Siempre he sostenido que los grandes gobernantes, así como los grandes empresarios, tienen una característica común: su pensamiento es sumamente flexible. No tienen la misma receta para todos los problemas.
Pueden ser suaves, duros, astutos, implacables o comprensivos, pero los grandes líderes saben exactamente cuando deben actuar de una determinada forma y cuando no.
Nuestro actual presidente, dicho por él mismo, pretende igualarse a Benito Juárez, a Francisco I. Madero y a Lázaro Cárdenas. Su propaganda es clara en esa línea. En estas fechas, hemos visto aparecer en el mandatario el talante cardenista para emprender un camino de regreso hacia el monopolio petrolero y eléctrico del estado. Poco importa que el contexto internacional sea totalmente diferente, o que el concepto de soberanía asociada a los energéticos sea una idea del siglo pasado. El símbolo ahí queda: Cárdenas reeditado, aunque sea un mimetismo engañoso.

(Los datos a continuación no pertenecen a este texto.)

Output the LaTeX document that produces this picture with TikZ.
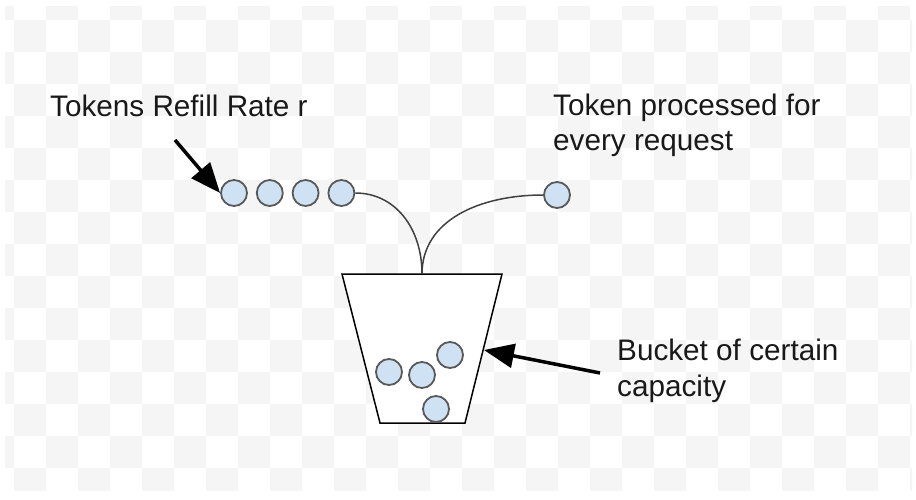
\documentclass[tikz,border=0pt]{standalone}
\usepackage{fontspec}
\setmainfont{Liberation Sans}
\usetikzlibrary{positioning, arrows.meta}
\definecolor{tokenblue}{HTML}{CFE2F3}
\definecolor{tokenedge}{HTML}{595959}
\definecolor{checkgray}{HTML}{F5F5F5}

\begin{document}
\begin{tikzpicture}[
	  x=1pt, y=-1pt,
	  font=\fontsize{29.7}{35.5}\selectfont,
	  token/.style={circle, draw=tokenedge, fill=tokenblue, line width=1.8pt, minimum size=26pt, inner sep=0pt},
	  lbl/.style={anchor=base west, align=left, inner sep=0pt, text=black!90},
	  pipe/.style={draw=black!75, line width=1.5pt},
	  pointer/.style={-{Triangle[length=30pt, width=24pt]}, line width=3.5pt}
	]

	\useasboundingbox (0,0) rectangle (916,500);

	% checkered background
	\begin{scope}
	\clip (5,7) rectangle (912,490);
	\foreach \i in {-1,...,14}
	  \foreach \j in {-1,...,28} {
	    \pgfmathparse{int(mod(\i+\j+2,2))}
	    \ifnum\pgfmathresult=0
	      \fill[checkgray] (14+32*\j,20+32*\i) rectangle ++(32,32);
	    \fi
	  }
	\end{scope}

	% refill tokens
	\node[token] (t1) at (234,193) {};
	\node[token, right=8pt of t1] (t2) {};
	\node[token, right=8pt of t2] (t3) {};
	\node[token, right=8pt of t3] (t4) {};
	\node[token] (out) at (557,195) {};

	% bucket
	\draw[line width=1.5pt, fill=white] (342,274) -- (502,274) -- (465,423) -- (380,423) -- cycle;
	\coordinate (btop) at (422,274);
	\coordinate (bedge) at (484,350);

	\node[token] (b1) at (389,372) {};
	\node[token] (b2) at (422,375) {};
	\node[token] (b3) at (450,355) {};
	\node[token] (b4) at (436,409) {};

	\draw[pipe] (t4.east) .. controls (395,193) and (422,228) .. (btop);
	\draw[pipe] (btop) .. controls (422,220) and (480,195) .. (out.west);

	% labels (base = last line)
	\node[lbl] (refill) at (50,117) {Tokens Refill Rate r};
	\node[lbl] (processed) at (553,151) {Token processed for\\every request};
	\node[lbl] (capacity) at (617,396) {Bucket of certain\\capacity};

	\coordinate (refillfrom) at (175,140);
	\coordinate (capfrom) at (600,373);
	\draw[pointer] (refillfrom) -- (t1.west);
	\draw[pointer] (capfrom) -- (bedge);

\end{tikzpicture}
\end{document}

Cualquiera sabe que sería un error adoptar la figura de Luis Echeverría para negociar un tratado comercial, o bien emprender una política de inclusión y diversidad siguiendo a Plutarco Elías Calles. No obstante, el presidente de hoy no siempre ha actuado como los próceres que menciona, sino que en varias ocasiones ha elegido al prócer incorrecto para acometer un problema. He aquí un ejemplo.
En estos días, México vive una turbulencia inducida que en mucho tiempo no se había presentado. Lo que comenzó con una polarización en campaña se ha extendido a todos los ámbitos de la política, inclusive a guerras intestinas del grupo gobernante; al parecer, la polarización es ya la única receta para competir políticamente.
En el PRI del siglo XX el poder se compartía entre varios grupos de tendencias distintas, desde la izquierda cardenista hasta la derecha liberal. Todos iban teniendo oportunidad de ejercer el poder y normalmente en los gabinetes o en las gubernaturas de los estados había lugar para todos. Pero esto se rompió cuando algunos grupos comenzaron a demandar más poder y posiciones, mientras que el equipo en el poder les cerraba el camino. Conforme las partes encontradas se fueron radicalizando, la intención de borrar a los grupos antagónicos se polarizó, al grado que las rupturas derivaron al menos en dos asesinatos de personas muy cercanas al presidente Carlos Salinas.
De regreso al presente, en estos meses se ha regresado a un entorno de verdadero odio en los medios y redes sociales, con guerras de palabras encendidas entre bandos opositores. Octavio Paz decía que la violencia verbal precede a la violencia física. Y las cosas alcanzan niveles que recientemente no se veían: dos asesinatos de personas estrechamente relacionadas con el poder, así como un atentado fallido a un jefe policiaco dan cuenta de que la lucha por el poder se hace más encarnizada. La lucha a vuelto a ser violenta.
Aquí aflora un paralelismo interesante, pues en la actualidad nuestro presidente se ha comportado más como Carlos Salinas (el gobernante que trata de aniquilar a sus enemigos políticos con el fin de concentrar todo el poder para sí), que como otras figuras de su predilección. La andanada jurídica y mediática contra dos partidos políticos y contra la clase empresarial da cuenta precisa de la intención de acabar con los enemigos. Cada vez hay más grupos que se sienten excluídos del poder, excluídos de las decisiones y fuera del presupuesto.
En este momento, pareciera que tenemos en Palacio Nacional a un expresidente del siglo XX, en una guerra sorda contra otras facciones. Bien le valdría llegar a la noción del repudiado Plutarco Elías Calles, quien entendió que México no alcanzaría la paz si no dejaba a sus rivales espacios para desenvolverse. Intentar aniquilar a los rivales es peligroso. Los ejemplos en la historia sobran.